AssertionError: Expected ['e', 'd', 'c', 'b', 'a'] but got []
This error is caused by us not being able to create a range from a higher number to a lower number while using a positive step value.
Support the Start Code Point Being More Than the Stop Code Point
To support creating a range from a higher Unicode code point to a lower one, we’ll need to make our step value negative if we see that the code point for start
is greater than the code point for stop
. We can do this by using a conditional and reassigning the step
variable:
using-generators.py (partial)
def char_range(start, stop, step=1):
start_code = ord(start)
stop_code = ord(stop)
if start_code > stop_code:
step *= -1
for value in range(start_code, stop_code + 1, step):
yield chr(value)
Running the file again we can see that this almost works:
$ python3.7 using-generators.py
Traceback (most recent call last):
File "using-generators.py", line 43, in <module>
], f"Expected ['e', 'd', 'c', 'b', 'a'] but got {repr(list(char_range('e', 'a')))}"
AssertionError: Expected ['e', 'd', 'c', 'b', 'a'] but got ['e', 'd', 'c']
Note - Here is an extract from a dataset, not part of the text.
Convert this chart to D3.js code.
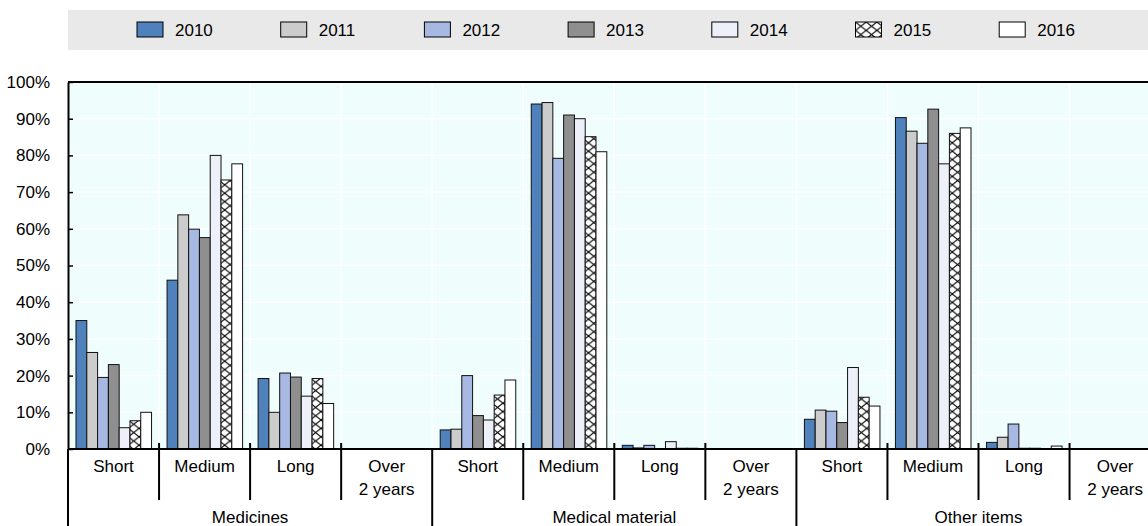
<!DOCTYPE html>
<html>
<head>
<meta charset="utf-8">
<script src="https://cdn.jsdelivr.net/npm/d3@7"></script>
<style>
  body { margin: 0; background: #fff; }
  text { font-family: "Liberation Sans Narrow", "Arial Narrow", "Liberation Sans", Arial, sans-serif; fill: #000; }
</style>
</head>
<body>
<div id="viz"></div>
<script>
var width = 1148
var height = 526

// data
var years = ["2010", "2011", "2012", "2013", "2014", "2015", "2016"];
var groups = ["Medicines", "Medical material", "Other items"];
var cats = ["Short", "Medium", "Long", "Over 2 years"];
var yTicks = [0, 10, 20, 30, 40, 50, 60, 70, 80, 90, 100];

// one array per year, 12 values: group x category
var v2010 = [35.0, 46.0, 19.2, 0,  5.2, 94.0, 1.0, 0,  8.1, 90.3, 1.8, 0];
var v2011 = [26.3, 63.8, 10.0, 0,  5.4, 94.4, 0.3, 0,  10.6, 86.6, 3.2, 0];
var v2012 = [19.5, 59.9, 20.7, 0,  20.0, 79.2, 1.0, 0, 10.3, 83.3, 6.8, 0];
var v2013 = [23.0, 57.6, 19.6, 0,  9.1, 91.0, 0.1, 0,  7.2, 92.6, 0.2, 0];
var v2014 = [5.8, 80.0, 14.4, 0,   7.9, 90.0, 2.0, 0,  22.2, 77.7, 0.2, 0];
var v2015 = [7.7, 73.3, 19.2, 0,   14.7, 85.1, 0.2, 0, 14.1, 86.0, 0, 0];
var v2016 = [10.0, 77.7, 12.4, 0,  18.8, 81.0, 0.2, 0, 11.7, 87.5, 0.8, 0];
var values = [v2010, v2011, v2012, v2013, v2014, v2015, v2016];

var colors = ["#4f81bd", "#cccccc", "#a7b9e3", "#8f8f8f", "#edf0f8", "url(#xhatch)", "#ffffff"];

var slots = [];
groups.forEach(function(g) { cats.forEach(function(c) { slots.push(g + "|" + c); }); });

var plotLeft = 68, plotTop = 82, plotBottom = 449;
var slotW = 91.05;

var svg = d3.select("#viz").append("svg")
    .attr("width", width)
    .attr("height", height);

// hatch pattern for 2015
var defs = svg.append("defs");
var pat = defs.append("pattern")
    .attr("id", "xhatch")
    .attr("patternUnits", "userSpaceOnUse")
    .attr("width", 10.7)
    .attr("height", 8.4);
pat.append("rect").attr("width", 10.7).attr("height", 8.4).attr("fill", "#fff");
pat.append("path")
    .attr("d", "M0,0L10.7,8.4M10.7,0L0,8.4")
    .attr("stroke", "#000")
    .attr("stroke-width", 1.1);

var x0 = d3.scaleBand()
    .domain(slots)
    .range([plotLeft, plotLeft + slotW * slots.length]);

var x1 = d3.scaleBand()
    .domain(years)
    .range([8, slotW - 7.5]);

var y = d3.scaleLinear()
    .domain([0, 100])
    .range([plotBottom, plotTop]);

// legend band
svg.append("rect")
    .attr("x", plotLeft).attr("y", 10)
    .attr("width", width - plotLeft).attr("height", 40)
    .attr("fill", "#e9e9e9");

var leg = svg.append("g").selectAll("g")
    .data(years)
    .enter().append("g")
    .attr("transform", function(d, i) { return "translate(" + (137 + i * 143.7) + ",22)"; });
leg.append("rect")
    .attr("width", 26).attr("height", 15)
    .attr("fill", function(d, i) { return colors[i]; })
    .attr("stroke", "#000").attr("stroke-width", 1);
leg.append("text")
    .attr("x", 38).attr("y", 14)
    .style("font-size", "17px")
    .text(function(d) { return d; });

// plot background
svg.append("rect")
    .attr("x", plotLeft).attr("y", plotTop)
    .attr("width", width - plotLeft).attr("height", plotBottom - plotTop)
    .attr("fill", "#f0fdfd");

// gridlines
svg.append("g").selectAll("line")
    .data(yTicks.slice(1, 10))
    .enter().append("line")
    .attr("x1", plotLeft).attr("x2", width)
    .attr("y1", function(d) { return y(d); })
    .attr("y2", function(d) { return y(d); })
    .attr("stroke", "#fff").attr("stroke-width", 1.5);

svg.append("g").selectAll("line")
    .data(slots.slice(1))
    .enter().append("line")
    .attr("x1", function(d) { return x0(d); })
    .attr("x2", function(d) { return x0(d); })
    .attr("y1", plotTop).attr("y2", plotBottom)
    .attr("stroke", "#fff").attr("stroke-width", 1.5);

// bars
var series = svg.append("g").selectAll("g")
    .data(values)
    .enter().append("g")
    .attr("fill", function(d, i) { return colors[i]; });

series.selectAll("rect")
    .data(function(d, i) {
        return d.map(function(v, j) { return { year: years[i], slot: slots[j], value: v }; })
            .filter(function(e) { return e.value > 0; });
    })
    .enter().append("rect")
    .attr("x", function(d) { return x0(d.slot) + x1(d.year); })
    .attr("width", x1.bandwidth())
    .attr("y", function(d) { return y(d.value); })
    .attr("height", function(d) { return y(0) - y(d.value); })
    .attr("stroke", "#111")
    .attr("stroke-width", 1);

// y axis
var yAxis = svg.append("g")
    .attr("transform", "translate(" + plotLeft + ",0)")
    .call(d3.axisLeft(y)
        .tickValues(yTicks)
        .tickFormat(function(d) { return d + "%"; })
        .tickSizeInner(-5)
        .tickSizeOuter(0)
        .tickPadding(18));
yAxis.select(".domain").attr("stroke", "#000").attr("stroke-width", 2);
yAxis.selectAll(".tick line").attr("stroke", "#000").attr("stroke-width", 1.5);
yAxis.selectAll("text").style("font-size", "17px");

// top border and baseline
svg.append("line")
    .attr("x1", plotLeft).attr("x2", width)
    .attr("y1", plotTop).attr("y2", plotTop)
    .attr("stroke", "#000").attr("stroke-width", 2);
svg.append("line")
    .attr("x1", plotLeft).attr("x2", width)
    .attr("y1", plotBottom).attr("y2", plotBottom)
    .attr("stroke", "#000").attr("stroke-width", 2);

// category separators
svg.append("g").selectAll("line")
    .data(slots.filter(function(d, i) { return i % 4 !== 0; }))
    .enter().append("line")
    .attr("x1", function(d) { return x0(d); })
    .attr("x2", function(d) { return x0(d); })
    .attr("y1", plotBottom - 6).attr("y2", 500)
    .attr("stroke", "#000").attr("stroke-width", 2);

// group separators
svg.append("g").selectAll("line")
    .data(slots.filter(function(d, i) { return i % 4 === 0; }))
    .enter().append("line")
    .attr("x1", function(d) { return x0(d); })
    .attr("x2", function(d) { return x0(d); })
    .attr("y1", plotBottom).attr("y2", height)
    .attr("stroke", "#000").attr("stroke-width", 2);

// category labels
var catLab = svg.append("g").selectAll("text")
    .data(slots)
    .enter().append("text")
    .attr("text-anchor", "middle")
    .attr("transform", function(d) { return "translate(" + (x0(d) + x0.bandwidth() / 2) + ",472)"; })
    .style("font-size", "17px");
catLab.each(function(d) {
    var c = d.split("|")[1];
    var t = d3.select(this);
    if (c === "Over 2 years") {
        t.append("tspan").attr("x", 0).attr("y", 0).text("Over");
        t.append("tspan").attr("x", 0).attr("y", 23).text("2 years");
    } else {
        t.text(c);
    }
});

// group labels
svg.append("g").selectAll("text")
    .data(groups)
    .enter().append("text")
    .attr("text-anchor", "middle")
    .attr("x", function(d) { return x0(d + "|Short") + 2 * x0.bandwidth(); })
    .attr("y", 523)
    .style("font-size", "17px")
    .text(function(d) { return d; });
</script>
</body>
</html>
The issue here is that we’re always adding a positive 1 to our stop
character’s code point, even if we’re stepping in a negative direction. To get around this, we can store the value that we add to the stop_code
in a variable and make it negative if we need to negate the step value
. Here’s what this code change looks like:
using-generators.py (partial)
def char_range(start, stop, step=1):
stop_modifier = 1
start_code = ord(start)
stop_code = ord(stop)
if start_code > stop_code:
step *= -1
stop_modifier *= -1
for value in range(start_code, stop_code + stop_modifier, step):
yield chr(value)
Now the stop_modifier
variable will adjust based on our step direction. Running the file one last time, we should see no output at all which indicates that char_range
meets all of the predefined expectations.